Conceding the larger point that minorities are poorly represented in the media business – in terms of everything from on-camera talent to services procurement – this pro contingent’s sentiment was perhaps best exemplified by Madison, who, while being stringently pressed toward the tail end of the meeting by Waters, offered up the following:

“You can pooh-pooh it, but it’s a start.”

Clearly caught off guard by Waters’ testy — sometimes humorous — grilling, Madison faced a barrage of questions regarding the number of minority executive producers currently staffing NBC’s new shows.

“You mean you have two minority lead actors, yet no executive producers of color?” Waters incredulously noted, when advised by Madison of the staffing scenario on the new J.J. Abrams series “Undercovers.”

Later noting that she has received phone calls from high-ranking Comcast representatives offering to make charitable donations to causes near and dear to her, Waters dismissively added, “It’s not about donations to the NAACP. It’s about ownership. It’s about programming."

In fact, Waters even went so far to suggest that the Comcast official offered her a bribe, noting that she was asked, "What do you want." For their part, Comcast officials have denied those claims.

Going even further — to the delight of her local Los Angeles-area constituents — Waters also dismissed what she described as the assertion of one Comcast official, claiming the House committee is "picking" on the cable giant and NBC for a diversity problem that plagues the entire media business.

Her reply: "But you’re the ones asking for permission to merge."

Sitting by Waters’ side, meanwhile, Cohen criticized the efficacy of establishing more niche cable channels.
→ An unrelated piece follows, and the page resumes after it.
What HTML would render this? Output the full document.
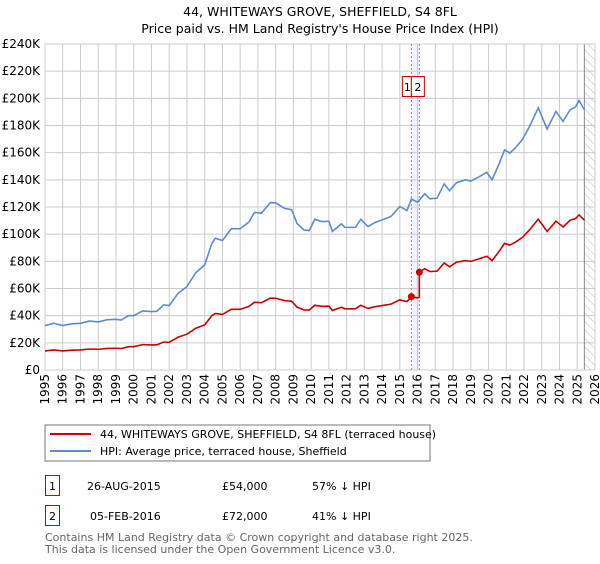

What is needed, he said, is more broad-appeal programming, like “The Cosby Show,” that can expose minority perspectives to a mass audience.

“Part of what cable is doing with the creation of all these channels is segregating us and keeping us all apart,” he said.

The most pointed remarks, however, came from a witness list that included academics, media critics and producers.

Samuel Kang, managing attorney for the Greenlining Institute, noted that only one individual from Comcast’s 13-member board of directors is a minority, and only one is female.

He also pointed to NBCU’s “systematic dismantling of Spanish-language stations” (his terminology for the management changes instituted by NBC after it purchased Telemundo in 2001).

Washington, meanwhile, kicked off his five-minute address this way: “We are no longer interested in living on the Comcast plantation. FCC and [Department of Justice] concessions are clearly needed.”

Later, he would accuse Comcast of using its distribution power to run the independently owned Black Family Channel out of business in order to prop up TV One, the African-American-targetted channel it jointly launched with Radio One.

With Waters indicating that more hearings on the issue of diversity will be conducted before Comcast and NBC Universal receive permission to combine their powerful cable distribution wherewithal with a big content-creation engine, concessions on behalf of the two companies — i.e., more programs that create more opportunites for minorities in programming, operations and outside procurement — could be where it’s all headed.

Speaking on the condition of anonymity, a member of the committee told TheWrap that the merger enjoys high levels of bipartisan support in Congress, and likely will gain approval eventually.

“I’m not getting the feeling that it’s at all imperiled,” the official said. “It just might get delayed for a little while.”